IDC: Asia-Pacific disk storage market grows, competition remains strong

The Asia-Pacific disk storage market continues to grow and rather than waging price wars, vendors are value-adding to remain competitive, according to new research.

Revenue from disk storage systems in Asia-Pacific (excluding Japan) increased by 7.9 per cent from US$511.6 million last quarter to US$552 million this quarter, the report said.

There was a 26 per cent drop in average cost per GB of capacity from US$28.70 in June 2003 to US$21.23 in June 2004. This was attributed to the ongoing transition to modular disk storage systems and increasing shipments of lower cost ATA disks in some storage systems.

However, the lower costs were not being directly transferred to the customer.

"The price declines that were noted in previous quarters moderated somewhat in Q2 2004," the report said. "Rather than waging price wars, suppliers are turning to higher-value software, services and application integration to gain competitive advantage."

IDC research director for storage Asia-Pacific, Graham Penn, said the disk storage market was likely to continue its growth as the size of data forced businesses to migrate from internal storage to external disk systems.

"Organisations are increasingly networking their storage resource to better manage the ever-increasing amounts of data that are required for today's business operations as well as enable a more scalable and flexible IT infrastructure," Penn said.

"We have not seen any players in the disk storage market consistently lose market share. EMC had a bad year in 2002, but they have come back strongly.

"Sun has been going along steadily."

Penn said CRM and ERP were major drivers for the disk storage market, as well as compliance regulations.

"It will be interesting to see how organisations cope with additional storage requirements," he said. "Processes will need to become increasingly automated, and so there will always be a strong market demand for software and services wrapped around storage."

HP's director of network storage solutions, Andrew Manners, said the company was trying to gain market edge by focusing on consultation and integration of services.

"We want to continue to integrate our various roles as storage vendor, networking vendor, security vendor and supplier of services together," he said.

"But consultation and support is our number one priority."

HP focuses on offering scalability to customers, Manners said.

"ILM in its totality is not deliverable today," he said. "Some vendors are saying they can deliver it, but they are fibbing.
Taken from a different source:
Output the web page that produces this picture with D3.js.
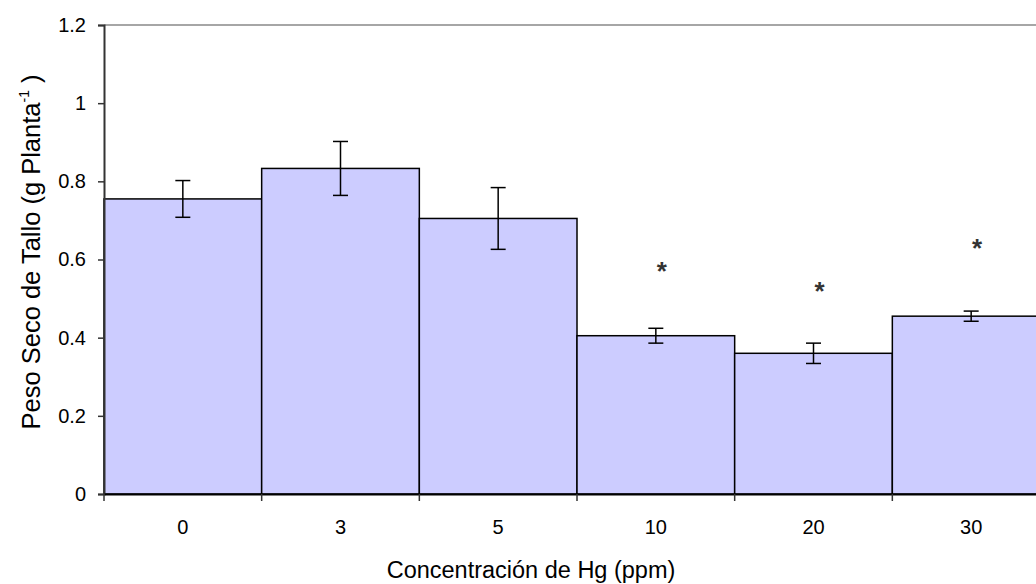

I don't see it as being a complete reality to 2008, 2010.

"But we want to work with customers so that decisions they make today will enable them to implement ILM when it happens, and to give them scalability to suit changing business needs."

To illustrate this point Manners said there were 3500 people working in HP services in Australia.

Business unit executive for storage at IBM, Wayne Glynne, said IBM was also focusing on services and software wrapped around storage. "We also help customers along the path of information lifecycle management," Glynne said.

Marketing manager for EMC, Mark Heers, said that intelligent deployment was becoming more important to businesses.

"Customers are increasingly looking at the value of their data and then looking for an appropriate storage platform for it, so looking at secondary platforms instead of storing everything in one high end main frame," Heers said. "That's why more than half our Clarions go out with normal and cheap ATA disk."

Penn said that it was important for companies in Asia-Pacific to target the SMB market.

"The SMB market in Asia-Pacific is individually small but collectively it's very large," he said.

"Just because a company has a small number of employees does not mean they are not big users of IT. It depends a lot on vertical markets."

Vendors in the Asia-Pacific needed to foster strong relationships with channel partners in order to reach into the SMB market, he said.

EMC, for its part, seemed to be cottoning on to this.

"EMC has come from a high end enterprise background, but over the last three years we have introduced a number of products geared towards the medium to low end of the market," Heers said.

"This mid-tier is definitely where our strongest growth is now, especially in Australia and New Zealand," he said.

HP and IBM have also been making large footprints in the mid-tier storage market. IBM recently announced two new entry-level storage arrays- the DS300 with iSCSI and the DS400 with FC, and last month HP released a Enterprise Virtual Array bundle for SMB's.

The IDC report claimed IBM was the market leader, having displaced HP in the total disk storage system market for Asia-Pacific excluding Japan. "HP has led this segment of the market since its acquisition of Compaq," said Penn.

He did not, however, place much significance on this.

"The market always has its swings and roundabouts," he said. "It is dangerous to place too much significance on one quarter."

While Manners agreed with Penn that HP's displacement was of little significance, Glynne begged to differ.

"IBM displacing HP marks a significance in that the Asia Pacific has typically been characterised by low end storage and distribution channels play a key role in this," he said. "HP's storage market was substantially boosted by its acquisition of Compaq as it had its own strong distribution channel.

"But distributors don't want to rely on just one vendor so they are increasingly turning to others. It will be interesting to see the next quarter, because this could very well be a turning point."